Kürtler HDP ile birlikte, 25 milyonluk bir halkın siyasal aktörü olmaktan kendini çıkarmış, siyaset alanında kendini bir Kürt faktörü durumuna getirmiştir. İmamoğlu ya da temsil ettiği CHP, Türkiye’de Cumhuriyet’in kuruluş felsefesinin sahipleridir. Katı inkârcı ve anti-demokratik Cumhuriyet onların eseridir. CHP bu inkârcı durumundan milim adım geri atmamış, tam tersine Barış döneminde MHP ile beraber AKP’nin yakasına yapışmış, AKP'nin Barış Süreci ile ülkeyi sattığını iddia etmiştir. Hakeza başta Selahattin Demirtaş’ın ve diğer parlamenterlerin dokunulmazlıklarını kaldırıp, hapiste çürümeleri için oy vermiştir. HDP otoriter bir yönetime karşı stratejik olarak CHP’ye deyim yerindeyse karşılıksız bir çek, politik kredi vermiştir. Fakat buna karşılık CHP demokrasi konusunda, yeni anayasa konusunda, parlamenter sisteme geri döneceği konusunda hiçbir şey söylememekte, «Her şey güzel olacak» gibi söylemlerle siyaset yapmaktadır. Oysa sorulması gereken, CHP Kürt sorunu konusunda bir barış projesiyle masaya tekrar dönecek mi? Dersim Katliamı için özür dileyecek mi? Dersim ismini ve diğer değiştirilen bütün yerleşim alanlarının isimlerinin iade edilmesi için çaba gösterecek mi? CHP tüzüğünü ve tabelasını Kürt şehirlerinde seçime girerken Kürtçe de yazabilecek mi? Devletin, Güney Kürdistan Hükümeti ile ticari yahut siyasi görüşmelerinde Kürdistan bayrağına tahammül edebilecek mi? Kıbrıs’taki Türkler için uygun gördüğü çözümü, Türkiye’de Kürtler içinde bir federatif yapı olarak düşünebilecek mi? Anadilde eğitim hakkını savunacak mı?

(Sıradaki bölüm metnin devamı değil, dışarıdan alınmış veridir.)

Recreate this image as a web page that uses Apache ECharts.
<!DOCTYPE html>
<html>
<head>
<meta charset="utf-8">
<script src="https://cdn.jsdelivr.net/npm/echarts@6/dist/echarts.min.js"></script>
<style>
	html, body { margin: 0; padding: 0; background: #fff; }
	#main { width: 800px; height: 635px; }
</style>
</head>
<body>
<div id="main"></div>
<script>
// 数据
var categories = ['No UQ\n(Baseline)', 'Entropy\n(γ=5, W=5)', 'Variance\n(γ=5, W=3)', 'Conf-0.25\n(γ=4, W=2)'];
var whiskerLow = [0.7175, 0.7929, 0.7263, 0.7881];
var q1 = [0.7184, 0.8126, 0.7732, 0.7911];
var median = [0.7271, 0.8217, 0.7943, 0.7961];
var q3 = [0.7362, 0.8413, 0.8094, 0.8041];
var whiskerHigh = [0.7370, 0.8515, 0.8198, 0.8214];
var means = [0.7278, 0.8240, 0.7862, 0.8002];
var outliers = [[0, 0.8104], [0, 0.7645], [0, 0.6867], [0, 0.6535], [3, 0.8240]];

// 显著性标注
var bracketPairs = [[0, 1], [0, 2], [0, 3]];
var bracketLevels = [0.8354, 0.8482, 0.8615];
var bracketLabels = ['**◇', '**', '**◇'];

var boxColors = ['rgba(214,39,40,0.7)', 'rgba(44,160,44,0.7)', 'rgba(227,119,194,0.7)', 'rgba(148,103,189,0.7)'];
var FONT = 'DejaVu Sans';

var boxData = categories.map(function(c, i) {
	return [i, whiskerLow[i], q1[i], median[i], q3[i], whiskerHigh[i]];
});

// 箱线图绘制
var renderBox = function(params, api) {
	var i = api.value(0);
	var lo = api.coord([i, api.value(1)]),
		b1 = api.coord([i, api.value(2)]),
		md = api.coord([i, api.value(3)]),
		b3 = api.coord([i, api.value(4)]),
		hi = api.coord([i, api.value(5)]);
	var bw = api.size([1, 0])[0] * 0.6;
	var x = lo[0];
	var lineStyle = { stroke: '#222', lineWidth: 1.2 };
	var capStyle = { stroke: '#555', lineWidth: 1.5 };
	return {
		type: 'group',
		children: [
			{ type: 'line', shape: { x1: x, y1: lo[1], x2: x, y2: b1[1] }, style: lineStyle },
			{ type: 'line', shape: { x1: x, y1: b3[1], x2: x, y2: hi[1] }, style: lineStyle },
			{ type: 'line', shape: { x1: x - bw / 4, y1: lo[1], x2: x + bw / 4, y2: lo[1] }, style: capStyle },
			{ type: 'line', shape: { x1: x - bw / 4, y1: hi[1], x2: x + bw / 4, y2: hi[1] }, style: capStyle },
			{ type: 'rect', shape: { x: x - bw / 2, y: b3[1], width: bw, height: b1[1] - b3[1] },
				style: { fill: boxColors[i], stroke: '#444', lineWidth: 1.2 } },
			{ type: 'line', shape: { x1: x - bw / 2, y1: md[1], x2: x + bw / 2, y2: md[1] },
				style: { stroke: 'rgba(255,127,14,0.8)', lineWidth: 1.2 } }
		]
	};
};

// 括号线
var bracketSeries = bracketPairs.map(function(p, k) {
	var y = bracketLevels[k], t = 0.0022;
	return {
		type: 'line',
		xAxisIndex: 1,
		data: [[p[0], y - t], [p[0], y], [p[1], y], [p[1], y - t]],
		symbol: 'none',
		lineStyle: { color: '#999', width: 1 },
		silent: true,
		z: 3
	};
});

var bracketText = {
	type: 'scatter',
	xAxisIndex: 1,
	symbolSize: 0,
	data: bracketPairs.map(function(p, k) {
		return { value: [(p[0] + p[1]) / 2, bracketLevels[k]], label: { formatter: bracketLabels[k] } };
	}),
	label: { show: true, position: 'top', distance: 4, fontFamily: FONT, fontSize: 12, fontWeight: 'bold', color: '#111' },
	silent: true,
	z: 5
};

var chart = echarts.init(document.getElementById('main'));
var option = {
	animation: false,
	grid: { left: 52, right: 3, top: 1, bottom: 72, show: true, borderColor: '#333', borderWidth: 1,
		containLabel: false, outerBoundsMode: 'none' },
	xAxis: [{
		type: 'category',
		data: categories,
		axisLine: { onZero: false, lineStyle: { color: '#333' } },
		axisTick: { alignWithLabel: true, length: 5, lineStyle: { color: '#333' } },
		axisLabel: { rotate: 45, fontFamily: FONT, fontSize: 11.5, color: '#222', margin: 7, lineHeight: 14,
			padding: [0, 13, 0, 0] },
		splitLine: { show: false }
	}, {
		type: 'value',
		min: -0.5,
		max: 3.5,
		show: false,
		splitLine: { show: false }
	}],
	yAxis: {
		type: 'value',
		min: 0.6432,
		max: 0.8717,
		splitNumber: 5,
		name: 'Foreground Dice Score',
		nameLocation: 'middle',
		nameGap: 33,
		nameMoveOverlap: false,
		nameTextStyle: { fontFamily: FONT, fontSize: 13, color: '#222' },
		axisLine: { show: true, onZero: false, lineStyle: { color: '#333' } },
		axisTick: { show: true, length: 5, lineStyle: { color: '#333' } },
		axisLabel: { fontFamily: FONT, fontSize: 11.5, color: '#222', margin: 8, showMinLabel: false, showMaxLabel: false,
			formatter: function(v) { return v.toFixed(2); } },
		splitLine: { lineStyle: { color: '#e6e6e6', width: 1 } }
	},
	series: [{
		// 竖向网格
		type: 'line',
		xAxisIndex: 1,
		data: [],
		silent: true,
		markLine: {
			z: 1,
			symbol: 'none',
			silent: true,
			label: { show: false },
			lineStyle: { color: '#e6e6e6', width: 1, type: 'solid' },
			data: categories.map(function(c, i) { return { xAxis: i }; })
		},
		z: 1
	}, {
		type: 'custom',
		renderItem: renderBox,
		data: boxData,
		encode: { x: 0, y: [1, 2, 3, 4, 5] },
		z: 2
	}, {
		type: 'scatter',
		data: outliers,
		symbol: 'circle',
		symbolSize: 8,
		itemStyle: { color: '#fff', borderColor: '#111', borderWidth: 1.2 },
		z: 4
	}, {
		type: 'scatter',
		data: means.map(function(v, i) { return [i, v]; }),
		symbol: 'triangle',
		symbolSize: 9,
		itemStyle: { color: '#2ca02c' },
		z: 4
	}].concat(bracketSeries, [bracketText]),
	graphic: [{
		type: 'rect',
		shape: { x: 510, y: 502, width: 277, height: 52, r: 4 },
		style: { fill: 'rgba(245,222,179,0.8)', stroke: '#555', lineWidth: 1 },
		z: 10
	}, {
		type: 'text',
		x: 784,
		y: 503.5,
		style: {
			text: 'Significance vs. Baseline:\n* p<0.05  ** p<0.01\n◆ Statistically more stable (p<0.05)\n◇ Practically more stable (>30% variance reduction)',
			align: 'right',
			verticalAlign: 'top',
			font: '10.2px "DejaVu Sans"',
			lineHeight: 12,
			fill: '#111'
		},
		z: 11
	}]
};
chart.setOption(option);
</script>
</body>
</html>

Önümüzdeki seçimler gelmeden bunları sorgulamak ve pazarlığını bunun üzerinden yapmak Kürtlerin görevi olmalıdır.

- Şimdi bu söyleşiyi okuyan hemen herkes, sizin ‘neci, kimci’ olduğunuzu düşünüyor olmalı. Bu nedenle ben de sorayım; sizin tezahür ettiğiniz, hayalinizdeki Kürt siyasal mücadelesini resmedebilir misiniz?

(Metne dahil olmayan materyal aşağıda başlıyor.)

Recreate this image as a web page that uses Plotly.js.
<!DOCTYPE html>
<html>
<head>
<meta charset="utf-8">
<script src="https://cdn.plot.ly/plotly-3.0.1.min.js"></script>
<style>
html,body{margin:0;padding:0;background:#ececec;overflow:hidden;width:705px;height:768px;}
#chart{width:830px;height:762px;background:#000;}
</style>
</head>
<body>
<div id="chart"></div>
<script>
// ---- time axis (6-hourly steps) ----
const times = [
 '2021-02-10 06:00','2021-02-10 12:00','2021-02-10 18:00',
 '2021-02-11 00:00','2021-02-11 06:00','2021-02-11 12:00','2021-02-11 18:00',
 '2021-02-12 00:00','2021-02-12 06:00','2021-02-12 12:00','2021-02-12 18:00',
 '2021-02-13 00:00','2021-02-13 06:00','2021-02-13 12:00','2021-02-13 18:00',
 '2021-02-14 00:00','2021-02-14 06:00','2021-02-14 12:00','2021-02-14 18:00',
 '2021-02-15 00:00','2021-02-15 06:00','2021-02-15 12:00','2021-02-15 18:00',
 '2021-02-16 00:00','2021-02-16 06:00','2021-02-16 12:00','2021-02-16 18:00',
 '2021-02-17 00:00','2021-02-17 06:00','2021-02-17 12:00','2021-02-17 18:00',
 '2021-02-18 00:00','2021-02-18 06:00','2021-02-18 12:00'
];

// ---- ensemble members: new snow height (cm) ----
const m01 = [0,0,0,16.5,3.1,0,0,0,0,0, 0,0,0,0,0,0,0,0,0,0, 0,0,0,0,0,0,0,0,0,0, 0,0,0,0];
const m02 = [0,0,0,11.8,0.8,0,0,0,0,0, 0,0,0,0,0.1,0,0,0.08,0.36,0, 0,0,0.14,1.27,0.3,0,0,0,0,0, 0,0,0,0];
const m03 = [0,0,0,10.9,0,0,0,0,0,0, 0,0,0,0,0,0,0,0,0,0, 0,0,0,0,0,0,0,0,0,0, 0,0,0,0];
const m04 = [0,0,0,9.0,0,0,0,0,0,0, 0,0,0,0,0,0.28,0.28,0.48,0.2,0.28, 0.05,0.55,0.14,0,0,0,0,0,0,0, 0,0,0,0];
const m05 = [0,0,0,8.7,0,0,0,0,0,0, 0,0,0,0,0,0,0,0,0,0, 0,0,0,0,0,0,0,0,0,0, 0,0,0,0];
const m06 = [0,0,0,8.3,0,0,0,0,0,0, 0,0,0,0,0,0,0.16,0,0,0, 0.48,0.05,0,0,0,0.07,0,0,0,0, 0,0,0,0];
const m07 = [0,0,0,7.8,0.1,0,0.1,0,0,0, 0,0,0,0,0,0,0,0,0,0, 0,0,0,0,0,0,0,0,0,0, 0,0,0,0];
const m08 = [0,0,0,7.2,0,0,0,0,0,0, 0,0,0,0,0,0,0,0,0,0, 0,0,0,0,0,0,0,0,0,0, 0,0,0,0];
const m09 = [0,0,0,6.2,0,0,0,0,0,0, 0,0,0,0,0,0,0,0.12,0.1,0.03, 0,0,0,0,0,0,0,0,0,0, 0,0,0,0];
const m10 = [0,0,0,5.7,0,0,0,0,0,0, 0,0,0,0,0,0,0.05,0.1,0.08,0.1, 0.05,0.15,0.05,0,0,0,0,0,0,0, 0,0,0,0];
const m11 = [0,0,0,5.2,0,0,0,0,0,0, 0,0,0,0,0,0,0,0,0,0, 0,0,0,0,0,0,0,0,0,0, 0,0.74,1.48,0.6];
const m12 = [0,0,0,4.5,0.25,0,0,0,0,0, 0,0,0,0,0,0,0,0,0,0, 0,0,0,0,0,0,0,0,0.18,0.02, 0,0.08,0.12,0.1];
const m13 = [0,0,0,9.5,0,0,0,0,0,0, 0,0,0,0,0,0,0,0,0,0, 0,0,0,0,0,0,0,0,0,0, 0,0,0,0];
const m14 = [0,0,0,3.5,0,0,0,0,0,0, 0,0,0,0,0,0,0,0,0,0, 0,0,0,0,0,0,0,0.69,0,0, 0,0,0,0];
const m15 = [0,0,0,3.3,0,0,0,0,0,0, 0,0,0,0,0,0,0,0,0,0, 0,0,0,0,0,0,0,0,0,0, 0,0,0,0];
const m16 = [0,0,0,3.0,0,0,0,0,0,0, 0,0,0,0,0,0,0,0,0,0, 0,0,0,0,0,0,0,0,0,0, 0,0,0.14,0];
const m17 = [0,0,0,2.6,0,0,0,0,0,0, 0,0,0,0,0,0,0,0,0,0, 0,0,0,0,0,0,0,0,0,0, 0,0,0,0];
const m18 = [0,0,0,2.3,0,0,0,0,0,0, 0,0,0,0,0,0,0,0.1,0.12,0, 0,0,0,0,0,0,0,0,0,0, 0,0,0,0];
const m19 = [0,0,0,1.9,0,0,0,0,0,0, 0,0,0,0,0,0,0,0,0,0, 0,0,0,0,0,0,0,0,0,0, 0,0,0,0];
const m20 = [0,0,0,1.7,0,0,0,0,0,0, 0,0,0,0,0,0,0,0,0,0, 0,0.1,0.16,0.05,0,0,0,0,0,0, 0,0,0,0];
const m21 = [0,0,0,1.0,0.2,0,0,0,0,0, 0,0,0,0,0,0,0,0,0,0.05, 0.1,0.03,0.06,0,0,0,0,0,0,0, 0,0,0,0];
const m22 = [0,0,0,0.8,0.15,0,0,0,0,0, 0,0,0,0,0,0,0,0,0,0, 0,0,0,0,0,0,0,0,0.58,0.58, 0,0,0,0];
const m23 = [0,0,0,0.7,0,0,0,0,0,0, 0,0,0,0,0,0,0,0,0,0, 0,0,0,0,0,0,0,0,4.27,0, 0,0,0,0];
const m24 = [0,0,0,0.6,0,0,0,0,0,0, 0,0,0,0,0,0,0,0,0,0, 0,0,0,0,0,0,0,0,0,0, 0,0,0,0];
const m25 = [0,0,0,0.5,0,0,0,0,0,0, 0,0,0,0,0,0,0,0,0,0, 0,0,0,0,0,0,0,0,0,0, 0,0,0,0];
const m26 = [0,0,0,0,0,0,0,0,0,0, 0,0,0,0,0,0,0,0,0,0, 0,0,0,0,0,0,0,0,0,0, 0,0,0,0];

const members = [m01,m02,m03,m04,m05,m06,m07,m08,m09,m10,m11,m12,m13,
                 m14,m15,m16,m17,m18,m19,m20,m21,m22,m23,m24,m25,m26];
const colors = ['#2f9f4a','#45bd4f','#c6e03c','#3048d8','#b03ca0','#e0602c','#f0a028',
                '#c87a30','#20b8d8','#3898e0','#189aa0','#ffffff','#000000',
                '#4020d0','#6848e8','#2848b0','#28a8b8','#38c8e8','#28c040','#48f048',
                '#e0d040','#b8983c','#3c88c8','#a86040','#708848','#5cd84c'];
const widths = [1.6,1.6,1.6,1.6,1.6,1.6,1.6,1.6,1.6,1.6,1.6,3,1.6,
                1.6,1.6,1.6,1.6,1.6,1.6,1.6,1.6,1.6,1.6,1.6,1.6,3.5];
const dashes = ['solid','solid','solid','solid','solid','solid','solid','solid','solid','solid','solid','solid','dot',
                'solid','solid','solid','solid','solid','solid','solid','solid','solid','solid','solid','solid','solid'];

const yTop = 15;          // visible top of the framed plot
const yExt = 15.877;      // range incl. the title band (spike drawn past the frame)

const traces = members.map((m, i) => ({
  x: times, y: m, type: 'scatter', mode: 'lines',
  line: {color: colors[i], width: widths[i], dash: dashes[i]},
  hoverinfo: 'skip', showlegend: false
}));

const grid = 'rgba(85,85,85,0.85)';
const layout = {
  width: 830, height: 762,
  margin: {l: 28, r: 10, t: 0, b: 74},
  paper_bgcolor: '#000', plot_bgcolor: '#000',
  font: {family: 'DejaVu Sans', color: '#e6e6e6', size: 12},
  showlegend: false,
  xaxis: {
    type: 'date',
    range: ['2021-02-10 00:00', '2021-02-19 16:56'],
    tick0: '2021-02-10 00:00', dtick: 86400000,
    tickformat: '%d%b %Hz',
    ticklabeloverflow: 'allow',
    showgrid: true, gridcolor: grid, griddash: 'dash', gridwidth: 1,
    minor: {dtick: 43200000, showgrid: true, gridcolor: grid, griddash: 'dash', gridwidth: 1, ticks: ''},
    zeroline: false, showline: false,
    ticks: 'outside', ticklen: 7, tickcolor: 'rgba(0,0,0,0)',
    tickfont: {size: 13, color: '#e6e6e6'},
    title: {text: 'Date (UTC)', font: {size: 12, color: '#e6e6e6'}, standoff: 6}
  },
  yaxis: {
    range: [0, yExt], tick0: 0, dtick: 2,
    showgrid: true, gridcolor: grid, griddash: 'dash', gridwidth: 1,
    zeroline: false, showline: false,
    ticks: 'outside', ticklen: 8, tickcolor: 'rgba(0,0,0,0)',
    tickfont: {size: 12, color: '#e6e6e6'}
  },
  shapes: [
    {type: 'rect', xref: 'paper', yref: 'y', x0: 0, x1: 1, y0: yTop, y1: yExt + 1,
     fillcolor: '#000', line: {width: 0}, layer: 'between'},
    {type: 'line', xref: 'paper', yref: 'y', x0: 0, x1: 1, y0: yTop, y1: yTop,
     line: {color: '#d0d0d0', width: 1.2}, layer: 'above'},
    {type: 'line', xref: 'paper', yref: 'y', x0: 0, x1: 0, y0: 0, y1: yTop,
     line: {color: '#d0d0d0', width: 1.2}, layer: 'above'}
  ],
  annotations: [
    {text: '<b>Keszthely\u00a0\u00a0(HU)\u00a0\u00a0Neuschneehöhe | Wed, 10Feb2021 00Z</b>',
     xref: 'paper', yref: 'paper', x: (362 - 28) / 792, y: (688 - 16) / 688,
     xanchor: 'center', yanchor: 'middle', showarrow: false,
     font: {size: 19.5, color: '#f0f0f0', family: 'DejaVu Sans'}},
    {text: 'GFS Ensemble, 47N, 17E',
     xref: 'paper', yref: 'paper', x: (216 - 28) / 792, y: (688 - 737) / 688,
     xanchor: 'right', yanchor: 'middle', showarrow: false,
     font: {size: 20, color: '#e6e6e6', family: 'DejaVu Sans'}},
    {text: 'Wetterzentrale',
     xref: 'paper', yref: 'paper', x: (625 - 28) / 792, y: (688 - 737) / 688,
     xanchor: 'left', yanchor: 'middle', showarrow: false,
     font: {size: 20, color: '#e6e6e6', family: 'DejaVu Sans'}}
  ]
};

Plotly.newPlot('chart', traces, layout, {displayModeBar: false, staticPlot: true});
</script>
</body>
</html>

45 milyon Kürt ulusunun bir ferdiyim ve bu ulusun başına gelen felaketleri kendime dert edip çözüm arayan biri olduğumu belirteyim.

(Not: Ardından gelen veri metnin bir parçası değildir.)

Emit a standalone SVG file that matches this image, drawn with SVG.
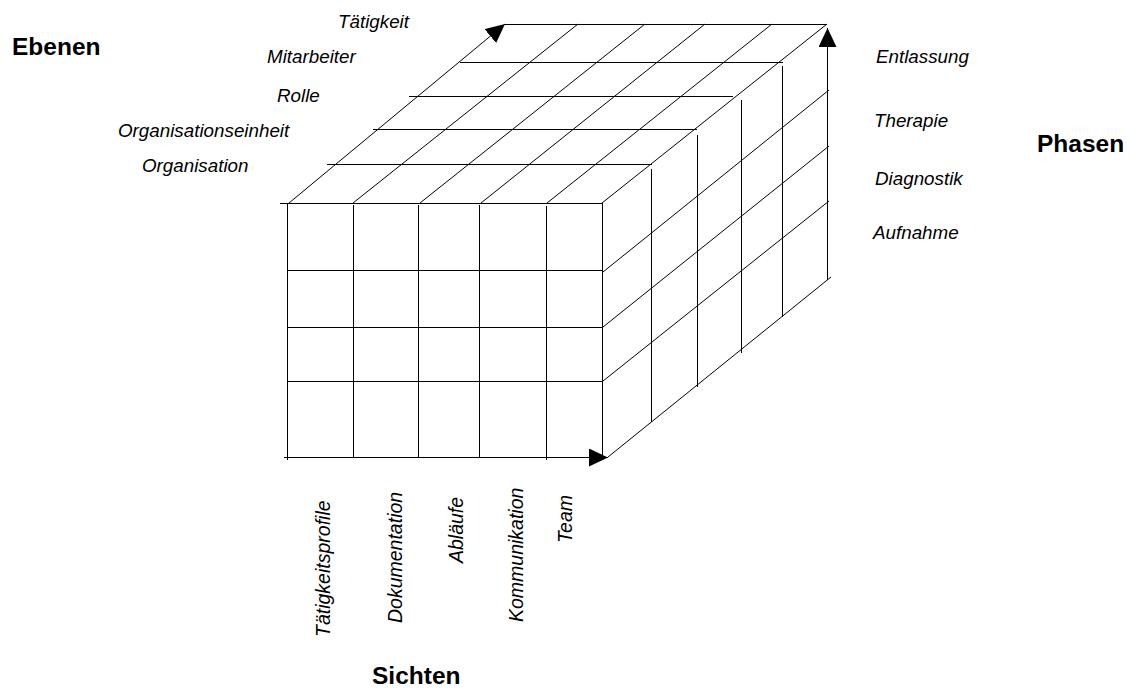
<svg xmlns="http://www.w3.org/2000/svg" width="1130" height="689" viewBox="0 0 1130 689">
  <style>
    .ln { stroke: #000; stroke-width: 1; fill: none; }
    .it { font-family: "Liberation Sans", Arial, sans-serif; font-style: italic; font-size: 18.8px; fill: #000; }
    .itv { font-family: "Liberation Sans", Arial, sans-serif; font-style: italic; font-size: 19.5px; fill: #000; }
    .bd { font-family: "Liberation Sans", Arial, sans-serif; font-weight: bold; font-size: 24.5px; fill: #000; }
  </style>
  <defs>
    <marker id="arrow" markerUnits="userSpaceOnUse" markerWidth="20" markerHeight="18" refX="19" refY="9" orient="auto">
      <path d="M0,0 L19,9 L0,18 Z" fill="#000"/>
    </marker>
  </defs>
  <rect width="1130" height="689" fill="#fff"/>

  <g id="front-face">
    <line class="ln" x1="280" y1="203.5" x2="602" y2="203.5"/>
    <line class="ln" x1="287" y1="270.5" x2="602" y2="270.5"/>
    <line class="ln" x1="287" y1="327.5" x2="602" y2="327.5"/>
    <line class="ln" x1="287" y1="381.5" x2="602" y2="381.5"/>
    <line class="ln" x1="287.5" y1="203" x2="287.5" y2="460"/>
    <line class="ln" x1="353.5" y1="205" x2="353.5" y2="457"/>
    <line class="ln" x1="418.5" y1="205" x2="418.5" y2="457"/>
    <line class="ln" x1="479.5" y1="205" x2="479.5" y2="457"/>
    <line class="ln" x1="546.5" y1="206" x2="546.5" y2="460"/>
    <line class="ln" x1="602.5" y1="203" x2="602.5" y2="457"/>
  </g>

  <g id="top-face">
    <line class="ln" x1="505" y1="24.5" x2="827" y2="24.5"/>
    <line class="ln" x1="460" y1="62.5" x2="783" y2="62.5"/>
    <line class="ln" x1="409" y1="96.5" x2="733" y2="96.5"/>
    <line class="ln" x1="373" y1="129.5" x2="697" y2="129.5"/>
    <line class="ln" x1="327" y1="164.5" x2="652" y2="164.5"/>
    <line class="ln" x1="353" y1="203" x2="578" y2="24"/>
    <line class="ln" x1="420" y1="203" x2="645" y2="24"/>
    <line class="ln" x1="481" y1="203" x2="705" y2="24"/>
    <line class="ln" x1="547" y1="203" x2="772" y2="24"/>
    <line class="ln" x1="602" y1="203" x2="827" y2="24"/>
  </g>

  <g id="right-face">
    <line class="ln" x1="651.5" y1="169" x2="651.5" y2="422"/>
    <line class="ln" x1="697.5" y1="135" x2="697.5" y2="387"/>
    <line class="ln" x1="741.5" y1="100" x2="741.5" y2="353"/>
    <line class="ln" x1="782.5" y1="66" x2="782.5" y2="317"/>
    <line class="ln" x1="603" y1="272" x2="829" y2="90"/>
    <line class="ln" x1="603" y1="327" x2="829" y2="146"/>
    <line class="ln" x1="603" y1="381" x2="829" y2="201"/>
    <line class="ln" x1="608" y1="457" x2="831" y2="277"/>
  </g>

  <g id="axes">
    <line class="ln" x1="284" y1="457.5" x2="608" y2="457.5" marker-end="url(#arrow)"/>
    <line class="ln" x1="827.5" y1="280" x2="827.5" y2="28" marker-end="url(#arrow)"/>
    <line class="ln" x1="289" y1="203" x2="505" y2="24" marker-end="url(#arrow)"/>
  </g>

  <g id="ebenen-labels">
    <text class="bd" x="12" y="55">Ebenen</text>
    <text class="it" x="338" y="28">Tätigkeit</text>
    <text class="it" x="267" y="63">Mitarbeiter</text>
    <text class="it" x="277" y="102">Rolle</text>
    <text class="it" x="118" y="137">Organisationseinheit</text>
    <text class="it" x="142" y="172">Organisation</text>
  </g>

  <g id="phasen-labels">
    <text class="bd" x="1037" y="152">Phasen</text>
    <text class="it" x="876" y="63">Entlassung</text>
    <text class="it" x="874" y="127">Therapie</text>
    <text class="it" x="875" y="185">Diagnostik</text>
    <text class="it" x="873" y="239">Aufnahme</text>
  </g>

  <g id="sichten-labels">
    <text class="bd" x="372" y="684">Sichten</text>
    <text class="itv" transform="translate(330,637) rotate(-90)">Tätigkeitsprofile</text>
    <text class="itv" transform="translate(402,623) rotate(-90)">Dokumentation</text>
    <text class="itv" transform="translate(463,563) rotate(-90)">Abläufe</text>
    <text class="itv" transform="translate(523,622) rotate(-90)">Kommunikation</text>
    <text class="itv" transform="translate(572,543) rotate(-90)">Team</text>
  </g>
</svg>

Kitlelere ve ezilenlere sadece bir tane ‘devrim yolu’ olduğunu söylemek, hedeflenen devrimin kendisine ihanettir. Yeni özgürlük teknolojilerine başvurulmalıdır. Madem Kürtler Müslüman bir halk, sivil itaatsizlik, sivil Cuma namazlarıyla da sürdürülmedir. Bakın sadece var olanla mücadele etmek zorunda değilsiniz. Yeni inşa alanları yaratabilirsiniz. Kültürünüzü, sosyal yapınızı, düşün dünyanızı yeniden inşa edebilirsiniz. Kürtler bir bütün olarak sadece siyasal, daha doğrusu ideolojik alana gereğinden fazla ağırlık verdiler. Bu değişmek zorunda. İdeolojik makinaya dönüşen kitleler refleksif yeteneklerini kaybederler. Bu nedenle de manipülasyona çok açıktırlar. Daha çok ulusal sorunlara, kültüre, ulusal ve toplumsal bilince yatırım yapılmalıdır. Katalanlar bu stratejiye en iyi örnektir. 100 yıldır çok fazla fiziki çatışma alanına uğramadan sadece kendi dillerine eğildiler ve ulusal bilinçlerini güçlendirdiler. Bir başka alan ise çoğulculuk. Kürt siyasetinde çok seslilik eksik. Herkes birbirine ‘hain’ kavramı üzerinden siyaset yapıyor. Bir eylem biçimini mi eleştiriyorsun, o zaman hainsin! Oysa demokratik ittifak yapılan hiçbir sol ya da sağ partiye ‘hainlik’ söylemi üzerinden siyaset gütmüyor. Kürtler, kendilerine dönük bir iç barış yaşamak zorunda. Bu sebeple, demokrasi kültürünü geliştirmek, kaçınılmaz bir ihtiyaç. Yani Kürdistan’ın kendi içinde, özerk bölgeler, inançsal, dilsel ve güç paylaşımı politik temsiliyet düzeyinde bir federatif yapı oluşturulmalı kısacası uzlaşmacı bir demokrasi Kürdistan’da geliştirilmeli.